Secretary Sandy has also asked Tyree to focus particularly on attracting minority applicants. Tyree plans to enlist the minority faith community, by visiting churches and appealing to the parents of potential minority candidates who are at or nearing college age. The goal is also to recruit and develop mentors in mid- and upper-level management positions.
“It is very important that when we bring a young man or a young woman in, he or she can look up and say ‘I can be this guy, I can be a shift supervisor or I can be a warden,’ because they see someone there who looks like them,” Tyree said.
Tyree’s career in public service began in 1970, when he joined the U.S. Air Force and became a Security Police Law Enforcement Specialist. During his seven years in the Air Force, Tyree was stationed around the world while earning a commendation medal for meritorious service as well as both Airman of the Month and Airman of the Quarter honors at his duty stations.
Tyree then joined the West Virginia State Police. He graduated with the historic 32nd Cadet Class – the first to complete the State Police Academy with more than one female or African-American cadet.
“There were five black male cadets and four white female cadets,” Tyree recalled.

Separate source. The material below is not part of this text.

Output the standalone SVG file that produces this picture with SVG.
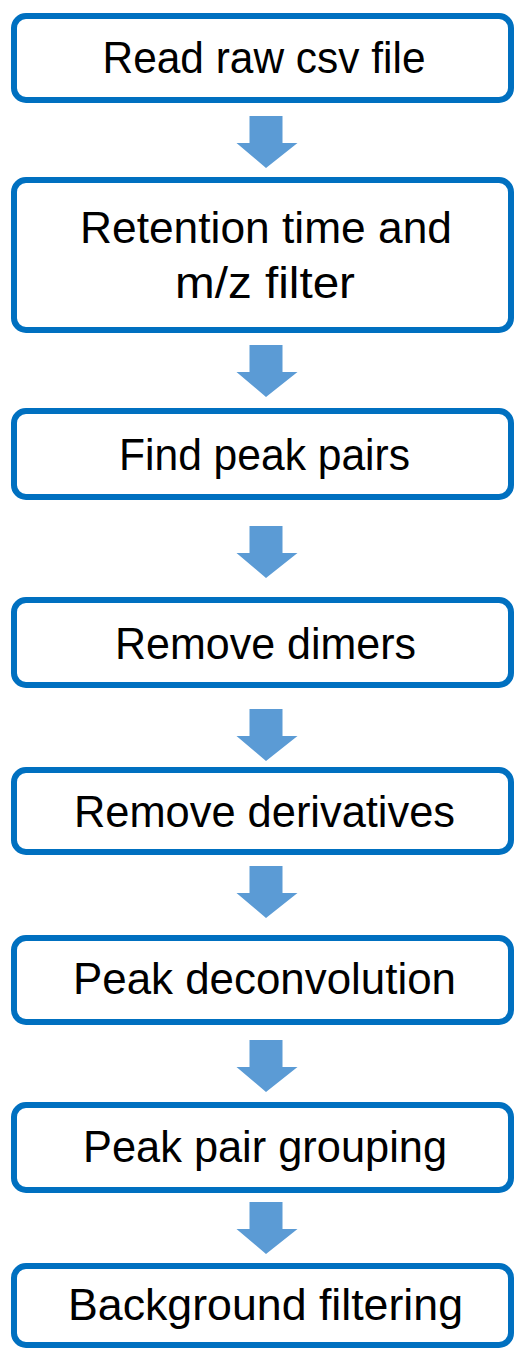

Tyree’s 21-year career with the State Police included several firsts for African-Americans: as a law enforcement officer in Putnam County, when he was stationed out of the Winfield detachment; and later when assigned to the Bureau of Criminal Investigation (BCI). He also served on special assignments and federal task forces, and on the Executive Protection detail for Gov. Gaston Caperton. He retired in 1999, while supervisor of the Workers’ Compensation Fraud Unit.
Tyree remained in public safety by overseeing Putnam County’s juvenile diversion program, and later as Coordinator of the West Virginia Motorcycle Safety Program at the Governor’s Highway Safety Office.
Born and raised on Charleston’s East End, Tyree has called Putnam County his home since 1979. He and his wife of 33 years, have four children, ten grandchildren and three great grandchildren. He is also an uncle to State Fire Marshal Ken Tyree.